JON KANEKO-JAMES looks at the darker side of the special annual day for lovers with some horrible St Valentines Day facts.
10 Horrible St Valentines Day Facts that will Shock You!
- The term ‘from your Valentine’ has more in common with Guantanamo Bay than San Francisco Bay. The first letter signed with the now famous phrase was a letter from the early Christian Saint to a jailer’s daughter just before he was martyred.
- To celebrate a truly Pagan Valentine’s Day, rather than burning incense or tasting cakes and ale, budding witches should instead be running through the streets slapping each other with bloody strips of freshly shredded goat skin – or at least, that was how the Romans celebrated their 14th February festival of Lupercalia.
- Even though she’s both fictional and long dead, none of that stops Juliet Capulet, one of the two ‘star-crossed’ (i.e. ‘really unlucky’) lovers from Shakespeare’s Romeo and Juliet, getting over 1000 Valentine’s Day cards delivered to her home town of Verona every year.
- In the spirit of Valentine’s Day romance, in 1312 Pope Clement V declared ‘kissing with the intent to fornicate’ as a mortal sin! Next time you’re making out with your Valentine, ask yourself: ‘Is this endangering my soul?’ (It isn’t.)
- If you’re in Scotland, you might be interested to know that you have a particularly strong link to Valentine’s Day: the Saint’s bones are said to be stored in Glasgow!

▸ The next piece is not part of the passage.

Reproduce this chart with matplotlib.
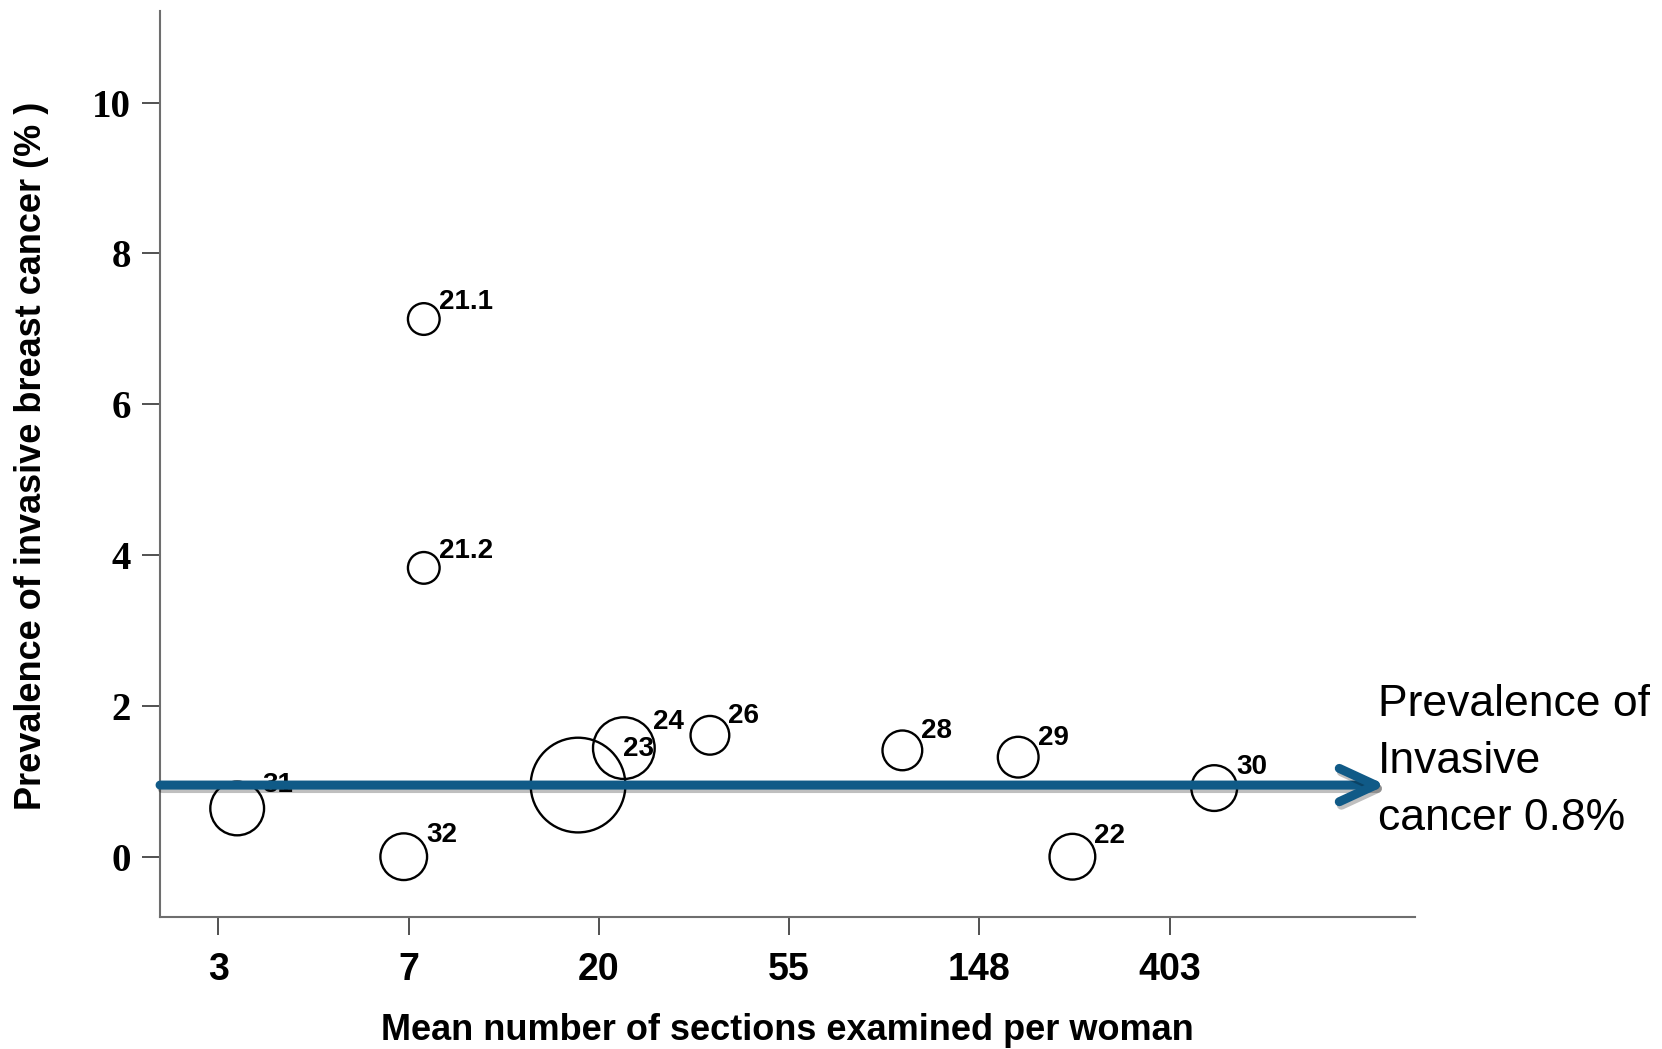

- Another important factor in celebrating an authentic Romano-Pagan Valentine’s Day is protecting your beloved from fetish-werewolves! Just take the blood of the goat you sacrificed to make your strip of goat skin and mix with with the blood of a dog. Now, just smear it on your partner’s forehead and they’ll be safe from all those sexy werewolves out there!
- Talking about sexy werewolves: the priests of Luperci supervised a Lupercalia rite where young men would create themselves as werewolves, donning wolf-skins to chase their sweethearts around the village, lassoing them with whips. Once bound together the couple would carry each other away for as long as the romance lasted, the eager wolfman even going as far as to bite his lover’s flesh!
- Ladies and gents: Regardless of what your sweetheart might have said at New Year’s, don’t try discontinuing the tradition of Valentines’ chocolate. 17th Century Bishop Bernardino de Salazar was poisoned to death, just for banning his lady-parishioners from drinking chocolate during mass!
- The Spanish Inquisition also knew the romantic power of chocolate. One 17th Century (anti-Catholic) story tells of the Inquisitor Don Francisco Torrejon, who plied a young girl with seductive drinks of chocolate before making her part of his sinister ecclesiastical harem.
- Roses are one of the most romantic ways to celebrate Valentine’s Day: Roman mythology says that roses got their thorns from one day when Cupid was sniffing a flower and got stung by the bee inside. Enraged, he took his mother’s suggestion and shot 10 more bees with his bow and arrow, skewering their stings to the rose’s stem, giving it thorns.